*AIM*
Starting at the first line of the listing below, retype each line up to and including the one that contains "import pandas as pd". Leave pictures out.

--- Start ---

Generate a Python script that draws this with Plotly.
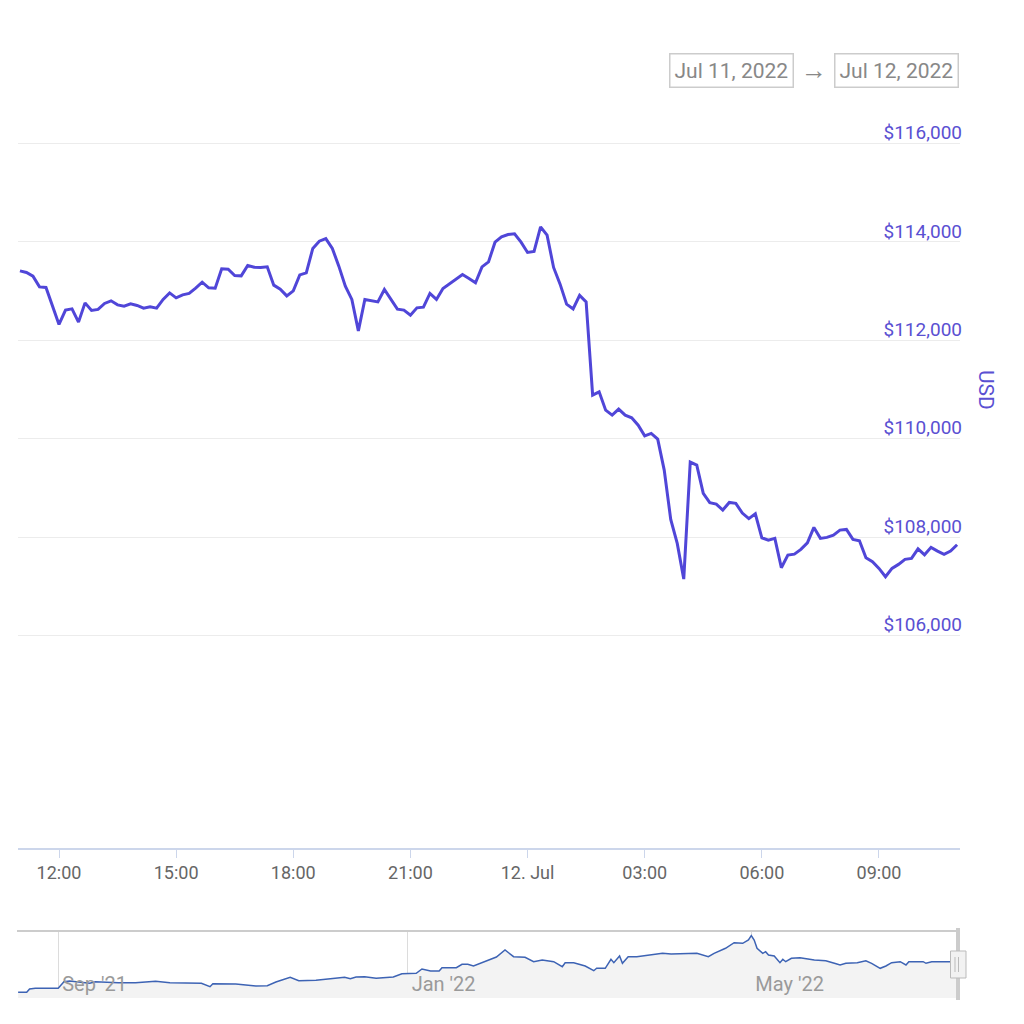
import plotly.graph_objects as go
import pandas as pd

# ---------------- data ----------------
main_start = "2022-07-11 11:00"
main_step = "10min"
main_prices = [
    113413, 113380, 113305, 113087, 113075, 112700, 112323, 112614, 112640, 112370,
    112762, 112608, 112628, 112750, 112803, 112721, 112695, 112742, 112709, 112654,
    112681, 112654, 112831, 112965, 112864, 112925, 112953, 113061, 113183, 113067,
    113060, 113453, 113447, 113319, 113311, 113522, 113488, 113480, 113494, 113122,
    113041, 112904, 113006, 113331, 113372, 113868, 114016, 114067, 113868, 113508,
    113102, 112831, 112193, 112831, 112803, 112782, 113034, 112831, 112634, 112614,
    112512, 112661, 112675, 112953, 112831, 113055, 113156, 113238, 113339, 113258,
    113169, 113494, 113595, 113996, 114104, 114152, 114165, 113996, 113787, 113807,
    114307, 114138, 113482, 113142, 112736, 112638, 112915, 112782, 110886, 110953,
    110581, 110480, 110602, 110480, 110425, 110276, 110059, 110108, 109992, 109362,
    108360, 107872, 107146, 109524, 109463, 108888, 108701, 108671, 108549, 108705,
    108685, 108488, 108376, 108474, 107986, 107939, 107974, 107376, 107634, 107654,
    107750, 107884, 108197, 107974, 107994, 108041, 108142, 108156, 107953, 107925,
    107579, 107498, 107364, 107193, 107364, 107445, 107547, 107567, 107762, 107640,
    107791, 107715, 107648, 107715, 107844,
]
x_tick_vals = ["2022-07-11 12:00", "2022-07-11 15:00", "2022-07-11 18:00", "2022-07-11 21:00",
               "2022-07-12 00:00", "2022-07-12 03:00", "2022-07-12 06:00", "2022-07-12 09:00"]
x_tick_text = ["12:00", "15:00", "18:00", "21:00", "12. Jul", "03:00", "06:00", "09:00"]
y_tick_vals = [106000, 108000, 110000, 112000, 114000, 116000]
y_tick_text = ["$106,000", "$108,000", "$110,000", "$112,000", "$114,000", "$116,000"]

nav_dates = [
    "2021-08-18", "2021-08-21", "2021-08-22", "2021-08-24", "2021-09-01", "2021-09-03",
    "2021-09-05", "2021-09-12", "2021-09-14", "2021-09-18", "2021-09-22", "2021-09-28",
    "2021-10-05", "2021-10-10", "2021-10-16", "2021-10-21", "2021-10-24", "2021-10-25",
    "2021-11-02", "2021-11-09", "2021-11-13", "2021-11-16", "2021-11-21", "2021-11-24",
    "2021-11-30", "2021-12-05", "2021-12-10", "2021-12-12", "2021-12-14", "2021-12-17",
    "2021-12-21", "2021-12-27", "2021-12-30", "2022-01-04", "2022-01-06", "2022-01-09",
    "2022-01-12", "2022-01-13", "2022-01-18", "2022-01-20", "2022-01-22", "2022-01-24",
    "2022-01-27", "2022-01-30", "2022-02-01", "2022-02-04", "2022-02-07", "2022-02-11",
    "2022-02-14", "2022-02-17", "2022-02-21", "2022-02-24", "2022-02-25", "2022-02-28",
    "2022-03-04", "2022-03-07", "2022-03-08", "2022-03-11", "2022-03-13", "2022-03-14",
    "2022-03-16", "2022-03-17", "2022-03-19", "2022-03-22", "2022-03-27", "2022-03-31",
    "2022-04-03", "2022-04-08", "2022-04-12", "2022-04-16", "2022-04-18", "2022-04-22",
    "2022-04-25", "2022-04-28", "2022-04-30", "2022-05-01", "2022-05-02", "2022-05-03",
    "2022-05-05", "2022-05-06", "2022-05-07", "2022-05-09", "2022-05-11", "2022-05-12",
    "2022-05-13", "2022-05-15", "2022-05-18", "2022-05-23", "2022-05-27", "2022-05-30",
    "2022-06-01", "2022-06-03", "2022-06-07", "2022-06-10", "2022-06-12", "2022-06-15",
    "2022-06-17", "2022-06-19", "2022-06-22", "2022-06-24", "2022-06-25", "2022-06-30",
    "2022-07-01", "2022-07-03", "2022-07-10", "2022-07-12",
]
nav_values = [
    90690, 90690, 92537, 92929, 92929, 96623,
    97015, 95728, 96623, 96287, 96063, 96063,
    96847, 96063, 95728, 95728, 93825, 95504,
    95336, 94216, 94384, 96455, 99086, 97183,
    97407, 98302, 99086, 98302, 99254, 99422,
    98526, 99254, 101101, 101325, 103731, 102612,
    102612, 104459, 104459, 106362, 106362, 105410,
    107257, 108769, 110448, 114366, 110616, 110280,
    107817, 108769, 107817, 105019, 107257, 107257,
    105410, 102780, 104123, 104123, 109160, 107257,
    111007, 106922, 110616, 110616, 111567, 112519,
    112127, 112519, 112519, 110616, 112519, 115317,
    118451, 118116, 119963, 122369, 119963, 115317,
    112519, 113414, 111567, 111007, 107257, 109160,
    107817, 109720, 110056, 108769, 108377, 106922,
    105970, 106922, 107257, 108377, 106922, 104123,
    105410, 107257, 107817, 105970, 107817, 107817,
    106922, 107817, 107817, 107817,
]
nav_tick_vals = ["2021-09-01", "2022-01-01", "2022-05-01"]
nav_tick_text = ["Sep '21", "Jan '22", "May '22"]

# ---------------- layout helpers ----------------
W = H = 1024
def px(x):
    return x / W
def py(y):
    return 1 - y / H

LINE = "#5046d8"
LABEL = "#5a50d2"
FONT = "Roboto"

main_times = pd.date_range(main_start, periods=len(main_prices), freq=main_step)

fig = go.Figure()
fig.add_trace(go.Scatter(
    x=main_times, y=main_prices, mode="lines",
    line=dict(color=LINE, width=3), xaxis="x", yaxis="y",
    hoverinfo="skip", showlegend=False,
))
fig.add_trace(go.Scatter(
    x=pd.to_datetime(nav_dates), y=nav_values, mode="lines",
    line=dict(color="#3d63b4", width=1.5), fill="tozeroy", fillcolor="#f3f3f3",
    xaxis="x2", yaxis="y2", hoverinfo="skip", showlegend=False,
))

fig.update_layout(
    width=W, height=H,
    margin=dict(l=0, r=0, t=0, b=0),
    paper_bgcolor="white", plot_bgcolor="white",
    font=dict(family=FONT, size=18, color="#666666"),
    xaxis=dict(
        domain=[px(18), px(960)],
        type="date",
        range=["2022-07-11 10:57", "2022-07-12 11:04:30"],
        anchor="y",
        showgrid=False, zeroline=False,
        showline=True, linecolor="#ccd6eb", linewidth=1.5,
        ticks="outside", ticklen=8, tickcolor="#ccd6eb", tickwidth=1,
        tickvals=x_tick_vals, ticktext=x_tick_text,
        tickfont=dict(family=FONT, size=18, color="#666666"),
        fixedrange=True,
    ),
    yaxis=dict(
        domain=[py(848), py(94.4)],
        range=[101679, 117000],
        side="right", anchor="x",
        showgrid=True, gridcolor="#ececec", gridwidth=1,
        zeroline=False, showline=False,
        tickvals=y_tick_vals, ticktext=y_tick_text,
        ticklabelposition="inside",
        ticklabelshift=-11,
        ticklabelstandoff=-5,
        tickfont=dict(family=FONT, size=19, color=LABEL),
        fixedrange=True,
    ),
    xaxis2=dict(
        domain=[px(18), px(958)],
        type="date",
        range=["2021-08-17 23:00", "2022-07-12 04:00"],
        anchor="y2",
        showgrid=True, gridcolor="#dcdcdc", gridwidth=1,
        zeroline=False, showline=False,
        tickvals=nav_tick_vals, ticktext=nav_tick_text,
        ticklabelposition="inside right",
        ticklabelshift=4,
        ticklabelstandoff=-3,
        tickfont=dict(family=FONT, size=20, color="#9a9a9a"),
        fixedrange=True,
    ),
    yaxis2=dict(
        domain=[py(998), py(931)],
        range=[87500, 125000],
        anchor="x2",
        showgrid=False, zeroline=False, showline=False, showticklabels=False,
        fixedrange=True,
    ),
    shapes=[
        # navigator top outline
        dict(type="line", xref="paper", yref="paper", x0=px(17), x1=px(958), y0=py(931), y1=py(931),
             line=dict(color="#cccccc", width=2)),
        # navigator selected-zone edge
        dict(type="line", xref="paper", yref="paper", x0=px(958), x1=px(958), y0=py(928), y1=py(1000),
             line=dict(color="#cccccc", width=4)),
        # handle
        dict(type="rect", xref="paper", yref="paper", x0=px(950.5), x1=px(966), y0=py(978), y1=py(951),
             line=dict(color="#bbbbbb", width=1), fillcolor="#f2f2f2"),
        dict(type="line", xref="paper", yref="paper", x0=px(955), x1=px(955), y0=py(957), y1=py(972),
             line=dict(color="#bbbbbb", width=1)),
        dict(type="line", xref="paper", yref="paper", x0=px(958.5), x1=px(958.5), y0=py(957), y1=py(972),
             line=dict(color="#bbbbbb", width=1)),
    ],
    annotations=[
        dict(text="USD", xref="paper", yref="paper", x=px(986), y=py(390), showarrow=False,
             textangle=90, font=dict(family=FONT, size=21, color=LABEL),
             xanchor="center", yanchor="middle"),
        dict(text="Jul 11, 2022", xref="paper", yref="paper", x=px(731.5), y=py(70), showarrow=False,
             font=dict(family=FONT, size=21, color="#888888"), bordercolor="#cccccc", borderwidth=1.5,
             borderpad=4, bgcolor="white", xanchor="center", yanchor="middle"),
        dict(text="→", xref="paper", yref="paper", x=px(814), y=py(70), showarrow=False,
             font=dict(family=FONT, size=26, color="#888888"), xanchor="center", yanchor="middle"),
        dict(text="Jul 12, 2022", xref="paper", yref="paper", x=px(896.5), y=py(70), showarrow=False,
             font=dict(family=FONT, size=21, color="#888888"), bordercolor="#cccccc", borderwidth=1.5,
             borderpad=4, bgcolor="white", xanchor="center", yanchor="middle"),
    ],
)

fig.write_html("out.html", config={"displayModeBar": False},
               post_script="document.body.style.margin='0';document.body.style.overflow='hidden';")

--- End ---

*RESULT FOR THIS TASK*
Generate a Python script that draws this with Plotly.
import plotly.graph_objects as go
import pandas as pd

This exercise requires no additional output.